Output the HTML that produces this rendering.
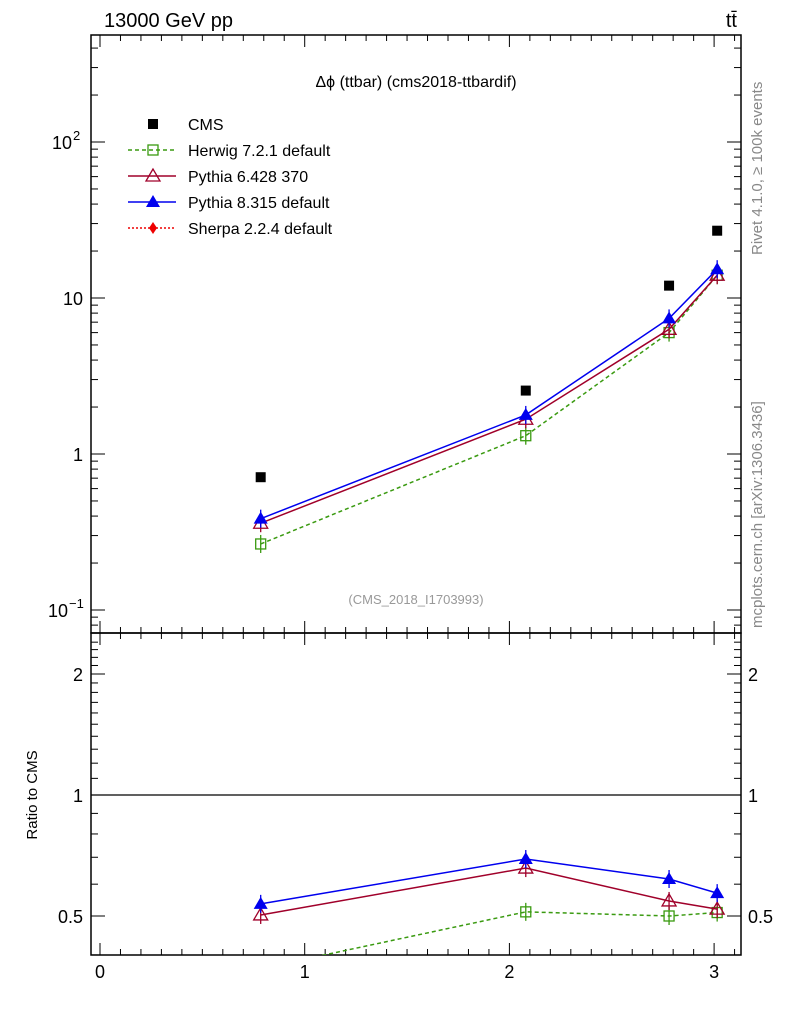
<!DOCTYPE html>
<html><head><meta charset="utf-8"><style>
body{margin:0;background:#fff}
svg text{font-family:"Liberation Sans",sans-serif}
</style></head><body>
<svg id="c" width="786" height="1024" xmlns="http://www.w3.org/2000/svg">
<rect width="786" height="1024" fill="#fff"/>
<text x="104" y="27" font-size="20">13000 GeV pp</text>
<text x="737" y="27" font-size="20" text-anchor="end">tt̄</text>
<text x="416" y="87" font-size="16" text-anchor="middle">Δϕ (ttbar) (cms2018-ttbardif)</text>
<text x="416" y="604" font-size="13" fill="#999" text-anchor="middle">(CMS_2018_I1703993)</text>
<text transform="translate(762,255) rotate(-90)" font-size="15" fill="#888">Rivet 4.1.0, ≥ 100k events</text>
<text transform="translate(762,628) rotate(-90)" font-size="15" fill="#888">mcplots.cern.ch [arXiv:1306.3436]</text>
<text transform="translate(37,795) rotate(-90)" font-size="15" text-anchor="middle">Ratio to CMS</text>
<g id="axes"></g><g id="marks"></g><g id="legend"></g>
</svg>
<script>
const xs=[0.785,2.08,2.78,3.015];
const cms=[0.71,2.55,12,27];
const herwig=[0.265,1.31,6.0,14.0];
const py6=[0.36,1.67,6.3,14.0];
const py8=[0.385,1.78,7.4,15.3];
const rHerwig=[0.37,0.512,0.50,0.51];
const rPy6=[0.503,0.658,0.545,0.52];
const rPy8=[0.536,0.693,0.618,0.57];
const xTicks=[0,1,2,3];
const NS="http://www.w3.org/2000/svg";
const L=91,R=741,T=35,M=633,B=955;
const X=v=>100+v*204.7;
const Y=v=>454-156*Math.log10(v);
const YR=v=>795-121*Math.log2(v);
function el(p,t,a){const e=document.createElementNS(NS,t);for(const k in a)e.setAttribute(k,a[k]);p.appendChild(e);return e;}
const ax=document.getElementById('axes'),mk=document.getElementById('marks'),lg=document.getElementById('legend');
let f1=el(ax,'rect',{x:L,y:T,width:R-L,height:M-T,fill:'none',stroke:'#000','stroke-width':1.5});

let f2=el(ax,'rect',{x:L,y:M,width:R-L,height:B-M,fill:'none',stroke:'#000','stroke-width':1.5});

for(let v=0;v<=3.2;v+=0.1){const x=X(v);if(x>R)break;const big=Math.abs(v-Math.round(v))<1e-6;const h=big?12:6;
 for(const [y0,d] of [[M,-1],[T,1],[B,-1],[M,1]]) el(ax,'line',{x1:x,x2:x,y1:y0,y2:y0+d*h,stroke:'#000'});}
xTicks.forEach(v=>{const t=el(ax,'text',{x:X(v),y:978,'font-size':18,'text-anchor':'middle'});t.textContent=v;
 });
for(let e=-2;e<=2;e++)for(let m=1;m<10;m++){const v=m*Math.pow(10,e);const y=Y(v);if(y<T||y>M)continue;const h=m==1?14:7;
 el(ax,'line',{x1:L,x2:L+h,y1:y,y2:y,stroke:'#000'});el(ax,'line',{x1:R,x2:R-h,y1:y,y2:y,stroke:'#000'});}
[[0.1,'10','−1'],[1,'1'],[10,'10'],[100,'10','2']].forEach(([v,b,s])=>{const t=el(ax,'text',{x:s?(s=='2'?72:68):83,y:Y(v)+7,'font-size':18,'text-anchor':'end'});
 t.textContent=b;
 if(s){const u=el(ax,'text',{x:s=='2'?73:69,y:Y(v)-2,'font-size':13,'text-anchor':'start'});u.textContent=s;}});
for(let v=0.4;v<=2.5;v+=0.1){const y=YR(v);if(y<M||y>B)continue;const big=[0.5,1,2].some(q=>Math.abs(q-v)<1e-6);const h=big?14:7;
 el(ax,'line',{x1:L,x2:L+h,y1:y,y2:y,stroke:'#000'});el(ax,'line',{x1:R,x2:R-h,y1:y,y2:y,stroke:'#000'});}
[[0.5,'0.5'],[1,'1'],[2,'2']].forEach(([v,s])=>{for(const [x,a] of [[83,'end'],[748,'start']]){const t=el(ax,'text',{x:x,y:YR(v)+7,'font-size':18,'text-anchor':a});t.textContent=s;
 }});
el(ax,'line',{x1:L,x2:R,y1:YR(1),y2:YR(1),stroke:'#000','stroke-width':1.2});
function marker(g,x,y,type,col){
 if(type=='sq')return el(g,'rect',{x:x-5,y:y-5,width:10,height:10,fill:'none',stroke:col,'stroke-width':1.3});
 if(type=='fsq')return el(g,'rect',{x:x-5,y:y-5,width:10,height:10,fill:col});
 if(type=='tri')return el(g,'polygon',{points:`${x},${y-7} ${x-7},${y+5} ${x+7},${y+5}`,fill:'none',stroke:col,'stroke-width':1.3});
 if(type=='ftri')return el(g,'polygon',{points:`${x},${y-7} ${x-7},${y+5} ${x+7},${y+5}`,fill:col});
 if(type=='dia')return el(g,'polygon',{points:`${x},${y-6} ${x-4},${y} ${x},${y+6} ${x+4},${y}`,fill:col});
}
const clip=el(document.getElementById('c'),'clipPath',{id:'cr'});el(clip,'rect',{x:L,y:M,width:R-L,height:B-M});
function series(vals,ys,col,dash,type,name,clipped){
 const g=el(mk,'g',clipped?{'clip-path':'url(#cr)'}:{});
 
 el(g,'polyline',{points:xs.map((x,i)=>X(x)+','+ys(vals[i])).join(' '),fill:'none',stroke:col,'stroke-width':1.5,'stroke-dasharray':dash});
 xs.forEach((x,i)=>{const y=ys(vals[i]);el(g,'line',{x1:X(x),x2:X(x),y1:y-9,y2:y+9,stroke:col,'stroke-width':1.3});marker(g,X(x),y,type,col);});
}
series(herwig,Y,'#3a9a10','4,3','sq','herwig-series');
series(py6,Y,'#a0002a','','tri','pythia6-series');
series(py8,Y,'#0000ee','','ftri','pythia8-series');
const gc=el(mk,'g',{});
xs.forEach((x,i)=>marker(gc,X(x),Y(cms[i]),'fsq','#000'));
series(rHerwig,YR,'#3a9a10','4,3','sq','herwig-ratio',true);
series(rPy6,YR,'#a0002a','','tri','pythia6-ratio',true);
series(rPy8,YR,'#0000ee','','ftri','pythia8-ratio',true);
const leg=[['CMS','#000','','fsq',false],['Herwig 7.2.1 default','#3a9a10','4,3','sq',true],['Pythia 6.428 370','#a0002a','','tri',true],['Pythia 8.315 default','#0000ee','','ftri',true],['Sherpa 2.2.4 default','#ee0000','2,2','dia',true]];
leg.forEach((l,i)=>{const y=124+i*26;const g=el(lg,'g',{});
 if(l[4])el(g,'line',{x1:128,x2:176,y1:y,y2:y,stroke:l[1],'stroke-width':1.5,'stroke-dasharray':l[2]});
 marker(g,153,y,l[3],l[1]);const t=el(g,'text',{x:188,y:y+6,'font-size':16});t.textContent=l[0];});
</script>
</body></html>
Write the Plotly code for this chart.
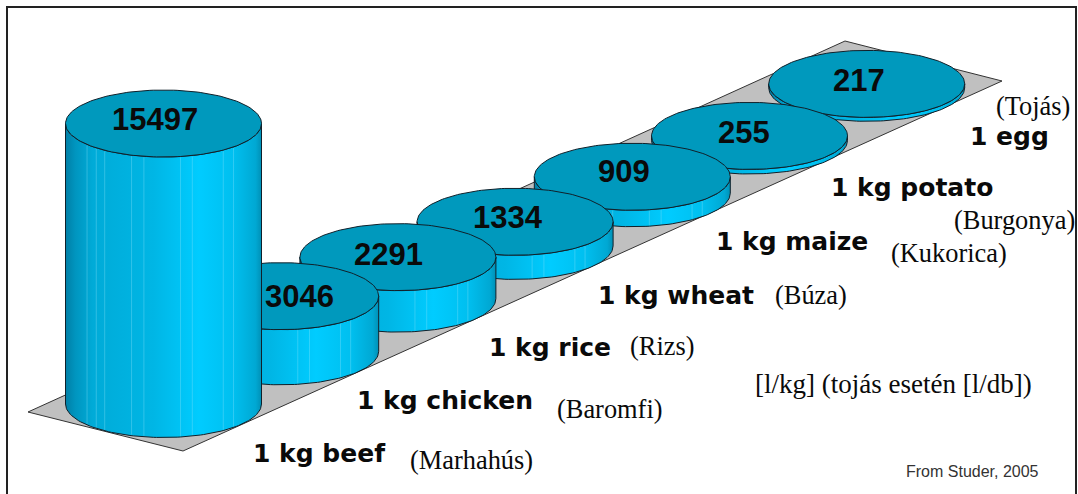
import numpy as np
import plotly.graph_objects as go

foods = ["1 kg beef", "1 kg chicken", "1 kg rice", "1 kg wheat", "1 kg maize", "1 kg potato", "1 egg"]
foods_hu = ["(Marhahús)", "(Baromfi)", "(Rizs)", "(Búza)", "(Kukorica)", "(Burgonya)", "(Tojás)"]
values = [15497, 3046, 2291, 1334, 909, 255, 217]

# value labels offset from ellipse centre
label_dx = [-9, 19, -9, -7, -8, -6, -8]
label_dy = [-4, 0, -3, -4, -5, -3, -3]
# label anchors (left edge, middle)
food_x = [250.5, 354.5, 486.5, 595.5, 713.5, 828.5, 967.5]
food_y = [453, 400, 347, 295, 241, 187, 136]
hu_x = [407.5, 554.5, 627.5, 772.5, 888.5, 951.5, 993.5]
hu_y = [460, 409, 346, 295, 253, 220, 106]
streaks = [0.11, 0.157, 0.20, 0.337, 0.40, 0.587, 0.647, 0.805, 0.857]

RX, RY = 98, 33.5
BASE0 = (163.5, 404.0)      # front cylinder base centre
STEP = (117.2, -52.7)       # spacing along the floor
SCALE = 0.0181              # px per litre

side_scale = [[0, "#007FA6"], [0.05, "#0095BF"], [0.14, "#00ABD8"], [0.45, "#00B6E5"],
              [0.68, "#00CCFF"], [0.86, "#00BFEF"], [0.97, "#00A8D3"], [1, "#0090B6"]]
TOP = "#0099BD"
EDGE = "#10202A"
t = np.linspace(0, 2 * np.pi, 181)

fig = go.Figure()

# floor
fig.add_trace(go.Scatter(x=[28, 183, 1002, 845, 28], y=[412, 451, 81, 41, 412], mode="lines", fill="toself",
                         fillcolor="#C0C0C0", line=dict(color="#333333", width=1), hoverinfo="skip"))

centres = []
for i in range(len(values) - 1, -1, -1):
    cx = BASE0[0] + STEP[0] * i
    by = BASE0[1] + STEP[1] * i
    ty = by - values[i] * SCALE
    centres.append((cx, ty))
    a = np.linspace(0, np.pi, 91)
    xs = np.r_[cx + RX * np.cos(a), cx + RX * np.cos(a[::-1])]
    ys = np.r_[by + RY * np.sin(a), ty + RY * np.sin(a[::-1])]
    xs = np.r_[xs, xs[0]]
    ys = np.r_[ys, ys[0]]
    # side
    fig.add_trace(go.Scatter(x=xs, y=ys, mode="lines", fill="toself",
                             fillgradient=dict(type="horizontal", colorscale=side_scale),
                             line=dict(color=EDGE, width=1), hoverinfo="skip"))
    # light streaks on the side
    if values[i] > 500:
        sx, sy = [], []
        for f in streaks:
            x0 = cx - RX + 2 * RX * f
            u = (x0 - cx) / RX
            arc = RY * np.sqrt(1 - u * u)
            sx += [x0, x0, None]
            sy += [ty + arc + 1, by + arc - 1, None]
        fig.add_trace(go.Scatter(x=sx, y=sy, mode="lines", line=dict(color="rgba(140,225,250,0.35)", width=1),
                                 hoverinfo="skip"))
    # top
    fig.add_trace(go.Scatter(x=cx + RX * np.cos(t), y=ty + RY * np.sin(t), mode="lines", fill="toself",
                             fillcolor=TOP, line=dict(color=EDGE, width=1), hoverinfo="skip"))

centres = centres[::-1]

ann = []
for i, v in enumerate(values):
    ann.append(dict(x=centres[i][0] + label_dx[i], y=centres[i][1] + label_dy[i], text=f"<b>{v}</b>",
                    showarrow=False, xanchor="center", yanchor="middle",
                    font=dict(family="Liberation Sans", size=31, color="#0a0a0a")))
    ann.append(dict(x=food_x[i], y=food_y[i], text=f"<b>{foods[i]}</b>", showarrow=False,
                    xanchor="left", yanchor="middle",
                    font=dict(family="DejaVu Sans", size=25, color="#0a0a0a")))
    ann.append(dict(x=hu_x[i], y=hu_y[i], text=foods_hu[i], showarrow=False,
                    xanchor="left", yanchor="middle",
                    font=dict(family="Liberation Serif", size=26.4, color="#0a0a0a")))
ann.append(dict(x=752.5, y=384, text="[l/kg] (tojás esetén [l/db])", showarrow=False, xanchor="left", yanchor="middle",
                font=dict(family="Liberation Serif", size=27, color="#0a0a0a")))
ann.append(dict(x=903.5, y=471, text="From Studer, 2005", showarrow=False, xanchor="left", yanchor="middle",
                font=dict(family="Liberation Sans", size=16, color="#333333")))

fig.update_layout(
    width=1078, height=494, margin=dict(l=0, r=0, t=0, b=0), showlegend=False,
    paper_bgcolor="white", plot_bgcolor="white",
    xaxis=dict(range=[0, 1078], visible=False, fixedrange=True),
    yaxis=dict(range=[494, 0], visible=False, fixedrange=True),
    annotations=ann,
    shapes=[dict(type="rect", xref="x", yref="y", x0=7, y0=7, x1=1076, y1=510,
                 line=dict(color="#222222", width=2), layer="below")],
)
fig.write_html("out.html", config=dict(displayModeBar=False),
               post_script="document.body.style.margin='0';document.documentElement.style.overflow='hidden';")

- - - -

TASK DIRECTIONS:
List each line in the listing that contains the string "this".

COMPLETED EXERCISE:
Output the HTML that produces this rendering.
Write the Plotly code for this chart.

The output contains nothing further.